Energy extraction and optimization studies on vortex-induced vibration of the elastically mounted rigid cylinder using wake oscillator model

Abstract

The vortex-induced vibration (VIV) response of an elastically mounted rigid cylinder from the standpoint of energy harvesting is analyzed with the aid of the wake oscillator model (WOM). A model of an elastically mounted rigid cylinder free to oscillate in the in-line (IL) and cross-flow (CF) directions subjected to different uniform flow velocities is considered and its responses under different mass ratios are predicted using the modified wake oscillator model. For modeling structure motion, the dynamic equilibrium equation, and for modeling the fluid part, the Van der Pol wake oscillator is utilized and they are coupled together to get the response in IL and CF directions. A comparative study is performed between the numerical and the experimental results and they are found to be in good agreement.
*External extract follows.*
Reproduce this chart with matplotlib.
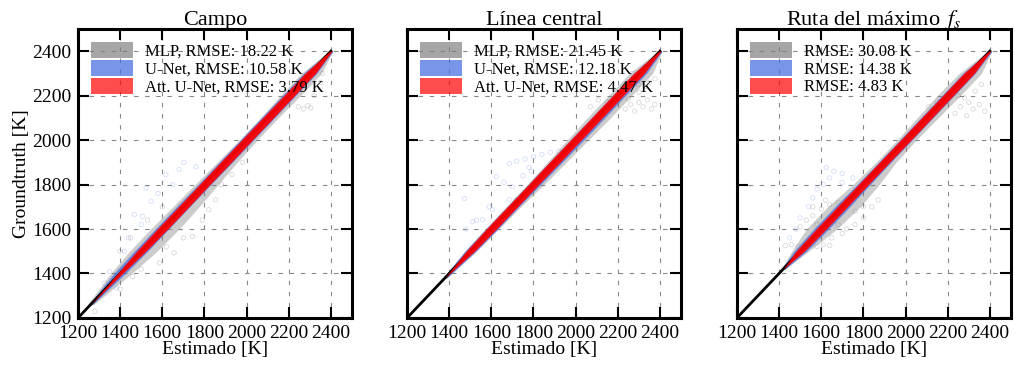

The study is then probed into the scope of energy extraction from VIV which will presumably throw light into the development of VIV-based energy harvesting methods which is a potential future hope for the renewable energy sector. Parametric optimization study is carried out to determine the maximum harnessable energy from VIV. The response of the cylinder for the optimal parametric combination is analyzed in the time and frequency domain. It is observed that damping and reduced velocity play a crucial role in the energy extraction.